Expo 2015, alla Fiera di Rho una scultura di Maria Cristina Carlini. La nuova città che sale si specchia nelle architetture di Fuksas e Perrault

Si erge dalle acque dello specchio steso all’ingresso della Porta Sud, in un gioco di riflessi che ne accentua la verticalità: slanciando ulteriormente la sua elegante marcia verso il cielo. Trova posto in via permanente alla Fiera di Rho, dialogando con le architetture di Massimiliano Fuksas ma soprattutto, in lontananza, con le linee instabili delle […]

Si erge dalle acque dello specchio steso all’ingresso della Porta Sud, in un gioco di riflessi che ne accentua la verticalità: slanciando ulteriormente la sua elegante marcia verso il cielo. Trova posto in via permanente alla Fiera di Rho, dialogando con le architetture di Massimiliano Fuksas ma soprattutto, in lontananza, con le linee instabili delle torri disegnate da Dominique Perrault per l’NH Hotel: ecco La nuova città che sale, scultura che Maria Cristina Carlini colloca a un passo da quello che sarà il centro nevralgico di Expo 2015. Presentazione alla Triennale di Milano, complice un incontenibile Philippe Daverio, per l’ultimo lavoro di un’artista che da trent’anni a questa parte si muove in modo schivo, seguendo percorsi altri rispetto a quelli del mercato tradizionale; concentrandosi sul legno e sul grès, sulla manipolazione quasi artigianale della materia, su un linguaggio che si inserisce in modo omogeneo nella grande tradizione della scultura italiana del secondo Novecento. “Sono un antropologo, non un critico d’arte” scherza Daverio nel tentare una spiegazione al rapporto distorto che il Bel Paese ha oggi con la scultura monumentale, “salvata dal codice della strada” quando impone di abbellire rotatorie spesso invece ricettacolo di obbrobri; parziale risarcimento per un mercato e una committenza che sembrano dimenticare un’arte da “stanziali” in favore di opere mobili, per chi insomma ha sempre la valigia pronta…
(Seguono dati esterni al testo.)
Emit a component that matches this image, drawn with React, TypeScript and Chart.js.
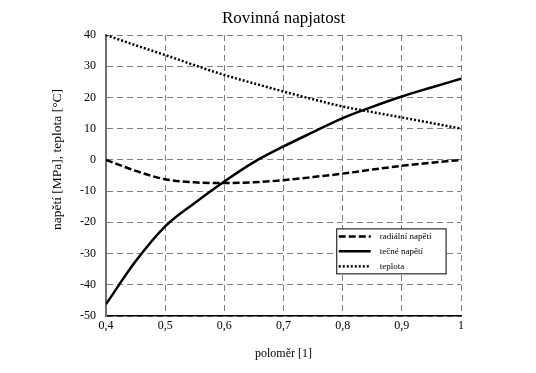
import React, { useEffect, useRef } from "react";
import { Chart, registerables } from "chart.js";

Chart.register(...registerables);

const radius = [0.4, 0.45, 0.5, 0.55, 0.6, 0.65, 0.7, 0.75, 0.8, 0.85, 0.9, 0.95, 1.0];
const radialStress = [0, -3.5, -6.2, -7.2, -7.4, -7.2, -6.5, -5.5, -4.4, -3.1, -1.9, -0.9, 0];
const tangentialStress = [-46.2, -32.5, -21.3, -13.8, -6.9, -0.7, 4.3, 8.9, 13.4, 17.0, 20.3, 23.2, 26.0];
const temperature = [40, 36.7, 33.6, 30.3, 27.2, 24.5, 21.9, 19.4, 17.1, 15.3, 13.6, 11.8, 10];

const titleText = "Rovinná napjatost";
const xTitle = "poloměr [1]";
const yTitle = "napětí [MPa], teplota [°C]";
const seriesNames = ["radiální napětí", "tečné napětí", "teplota"];

const FONT = "'Liberation Serif', 'Times New Roman', serif";

const toPts = (ys: number[]) => radius.map((x, i) => ({ x, y: ys[i] }));

const textPlugin = {
  id: "texts",
  afterDraw(chart: any) {
    const { ctx, chartArea } = chart;
    const h = chartArea.bottom - chartArea.top;
    ctx.save();
    ctx.fillStyle = "#000";
    ctx.textAlign = "center";
    ctx.textBaseline = "middle";
    ctx.font = `17px ${FONT}`;
    ctx.fillText(titleText, (chartArea.left + chartArea.right) / 2, 19);
    ctx.translate(57, chartArea.top + h * 0.443);
    ctx.rotate(-Math.PI / 2);
    ctx.font = `13.5px ${FONT}`;
    ctx.fillText(yTitle, 0, 0);
    ctx.restore();
  },
};

const legendPlugin = {
  id: "innerLegend",
  afterDatasetsDraw(chart: any) {
    const { ctx, chartArea } = chart;
    const w = chartArea.right - chartArea.left;
    const h = chartArea.bottom - chartArea.top;
    const left = chartArea.left + w * 0.650;
    const right = chartArea.left + w * 0.958;
    const top = chartArea.top + h * 0.690;
    const bottom = chartArea.top + h * 0.850;
    ctx.save();
    ctx.fillStyle = "#ffffff";
    ctx.fillRect(left, top, right - left, bottom - top);
    ctx.strokeStyle = "#000";
    ctx.lineWidth = 1;
    ctx.setLineDash([]);
    ctx.strokeRect(left, top, right - left, bottom - top);
    const dashes = [[7, 3], [], [2, 2]];
    const rowH = (bottom - top) / 3;
    for (let i = 0; i < 3; i++) {
      const y = top + rowH * (i + 0.5);
      ctx.beginPath();
      ctx.setLineDash(dashes[i]);
      ctx.lineWidth = 2.5;
      ctx.moveTo(left + 2, y);
      ctx.lineTo(left + 34, y);
      ctx.stroke();
      ctx.setLineDash([]);
      ctx.fillStyle = "#000";
      ctx.font = `9px ${FONT}`;
      ctx.textBaseline = "middle";
      ctx.textAlign = "left";
      ctx.fillText(seriesNames[i], left + 43, y);
    }
    ctx.restore();
  },
};

export default function App() {
  const ref = useRef<HTMLCanvasElement | null>(null);
  useEffect(() => {
    if (!ref.current) return;
    const chart = new Chart(ref.current, {
      type: "line",
      data: {
        datasets: [
          {
            label: seriesNames[0],
            data: toPts(radialStress),
            borderColor: "#000",
            borderWidth: 2.5,
            borderDash: [7, 3],
            pointRadius: 0,
            cubicInterpolationMode: "monotone",
          },
          {
            label: seriesNames[1],
            data: toPts(tangentialStress),
            borderColor: "#000",
            borderWidth: 2.5,
            pointRadius: 0,
            cubicInterpolationMode: "monotone",
          },
          {
            label: seriesNames[2],
            data: toPts(temperature),
            borderColor: "#000",
            borderWidth: 2.5,
            borderDash: [2, 2],
            pointRadius: 0,
            cubicInterpolationMode: "monotone",
          },
        ],
      },
      options: {
        responsive: false,
        animation: false,
        layout: { padding: { left: 0, right: 75, top: 35, bottom: 0 } },
        plugins: {
          legend: { display: false },
          tooltip: { enabled: false },
          title: { display: false },
        },
        scales: {
          x: {
            type: "linear",
            min: 0.4,
            max: 1,
            afterFit: (s: any) => {
              s.height = 57;
              s.paddingLeft = 0;
              s.paddingRight = 0;
            },
            ticks: {
              stepSize: 0.1,
              color: "#000",
              padding: 3,
              font: { family: FONT, size: 12 },
              callback: (v: any) => String(Math.round(Number(v) * 10) / 10).replace(".", ","),
            },
            grid: { color: "#7f7f7f", lineWidth: 1, drawTicks: false },
            border: { display: true, color: "#000", width: 1.5, dash: [6, 4] },
            title: {
              display: true,
              text: xTitle,
              color: "#000",
              font: { family: FONT, size: 12 },
              padding: { top: 4, bottom: 12 },
            },
          },
          y: {
            min: -50,
            max: 40,
            afterFit: (s: any) => {
              s.width = 106;
              s.paddingTop = 0;
              s.paddingBottom = 0;
            },
            ticks: {
              stepSize: 10,
              color: "#000",
              padding: 10,
              font: { family: FONT, size: 12 },
            },
            grid: { color: "#7f7f7f", lineWidth: 1, drawTicks: false },
            border: { display: true, color: "#6f6f6f", width: 2, dash: [6, 4] },
            title: { display: false },
          },
        },
      },
      plugins: [legendPlugin, textPlugin],
    } as any);
    return () => chart.destroy();
  }, []);
  return (
    <div style={{ position: "absolute", left: 0, top: 0, width: 536, height: 373, background: "#fff" }}>
      <canvas ref={ref} width={536} height={373} style={{ display: "block" }} />
    </div>
  );
}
Battute a parte resta l’installazione di un lavoro che fa il paio con quello, fratello, portato nello stesso contesto da Carlini nel 2008; e che parla in modo delicato con uno skyline difficile, da affrontare in punta di piedi per evitare uno scontro visuale che farebbe male a entrambi. Il titolo che ammicca a Boccioni ribadisce la milanesità dell’opera, vale come ulteriore legame a una tradizione evocata ma non replicata come stucchevole esercizio di retorica.